A huge amount of time is taken up planning the painting, he said. “I prefer to coat my canvas with a soft yellow or creamy orange. I then sketch out the basic outline and start to lay down the tones and colors using acrylic paint, then I use oils to finish the final piece.”
Powery said he is impressed by Cayman’s ship building and the high level of skill that was involved. “My work is an attempt to preserve this era that was so important in our history, for our sailors who sailed them, our captains who navigated the oceans in dangerous weather conditions, in unknown waters to bring home food and supplies for our people.
“These are the times and feelings that I would like my paintings to convey and connect to the viewer my love for the ocean and the people of these Islands.”
Inspired by nature
Teresa Grimes described her contribution to the auction, “Barkus Birch Patch,” is a plein air piece from one of my evening paint sessions in my back yard at Barkers, West Bay. This scene was caught in paint as the sun was setting behind the mangroves, lighting up this stand of Red Birch trees on one of the sand hills running along the beach.”
Grimes said usually she paints facing the water, fascinated by the thousands of colors – almost mosaic like – along the shores and roots of the various mangroves at this end of the island, but this view grabbed her attention with its shadow patterns in the sand and the play of backlight behind the tree trunks.
Wray Banker’s painting from his “Ode to Milo” series is part of a collection that is a snapshot of childhood memories for most Caymanians and anyone whose life includes Milo, he says. In 1996 he designed the series to be four individual panels confined within the calmness of the large square format.
“The proportions of each panel are governed by thirds, my favorite number,” Banker said. “Each new piece keeps in mind all the layouts combinations in the series. The larger “signage” portion of an incomplete Milo logo attracts attention and factors heavily into the overall design. The “O” for a cup, a can, the “I” and “L” the curves in the logo, sometimes draw or spell out references to subject matter.
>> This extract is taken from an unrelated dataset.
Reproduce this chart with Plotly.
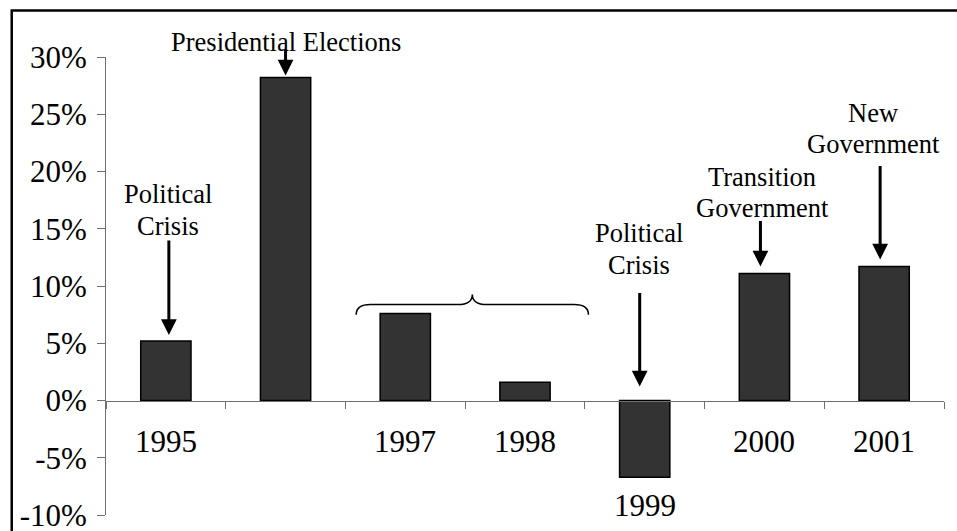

The three smaller icon panels with meticulously chosen items for a still life draw you in and tell you story with their intimate details.”
Banker said he wants the pieces to be quiet and to reflect on the seemingly mundane situations and memories (a la Warhol soup cans) where he believes a culture dwells.
“To date there are 10 paintings in “Ode to Milo” and without fail, anytime someone shares their story about Milo another brews,” he said.
Banker said he is exploring artistically Cayman’s utilitarian creative past and attempting to fuse this with Caymanian contemporary fine art along with his signature pop style.
“As convoluting and daunting as all that sounds, I’m told “wha don’t kill ya will fatten ya,” he said.
A reflection of Cayman’s history
Gordon Solomon’s contribution to the auction is a painting called “Boat Yard.” On the ironshore rests a schooner being dismantled, and the materials will be used to build homes.
“Our forefathers used this method when they migrated to the Cayman Islands. Some of the relics of ships still remain today throughout our island,” the artist explained.
Solomon said his focus of late continues to build on Cayman’s historical aspect. and he says he is deeply inspired by historical readings and archival photos.
“I take great pride in expressing myself through my paintings, bringing into recollection heritage, culture and traditions of this paradise we call home,” he said. “There is a peace I find and hope to reflect in my artwork, whether it is a stunning sunset, an old boat, people taking an evening walk, fauna. Whatever it is, I pour myself into the painting. It becomes a part of me and me of it. Painting for me is not a hobby or pastime, it is my life, and I enjoy sharing it with others through my art.
“Art helps us to connect with one another, and being connected is vital.”